Es uno de mis momentos entrañables del año. Antes de abrir la iglesia para la Misa del Gallo, cada Nochebuena me quedo solo ante el Nacimiento que tenemos en el presbiterio y allí rezo el Oficio de Lecturas de Navidad. ¡Cómo resuenan, en mi alma, las palabras de san León Magno!: «¡Reconoce, cristiano, tu dignidad!»
El eco de esas palabras se prolonga, como una música de fondo, durante todas las navidades. Porque, conforme los ojos van contemplando el Misterio, el alma se abre a la verdad: Dios se ha hecho hombre para que el hombre se haga Dios.
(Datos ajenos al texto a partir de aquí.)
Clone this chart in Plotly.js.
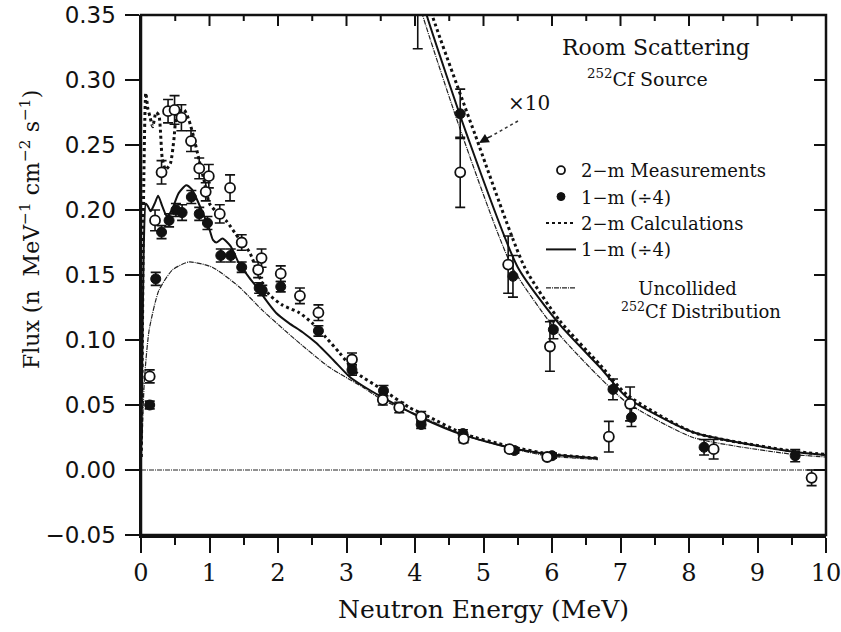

Ha tomado de lo nuestro para darnos de lo suyo. ¡Oh, admirable intercambio!
Aquél a quien, según Juan, no soy digno de desatar la correa de la sandalia, sin embargo se agachará para desatar la mía y lavarme con su sangre los pies en cada absolución. Aquél ante quien digo, en cada misa: «No soy digno de que entres en mi casa», sin embargo entrará y me alimentará con su cuerpo.
Y yo, que soy indigno a causa de mis pecados, seré perdonado y ensalzado por Él hasta ser digno de habitar los cielos.
¿No es como para volverse loco de amor?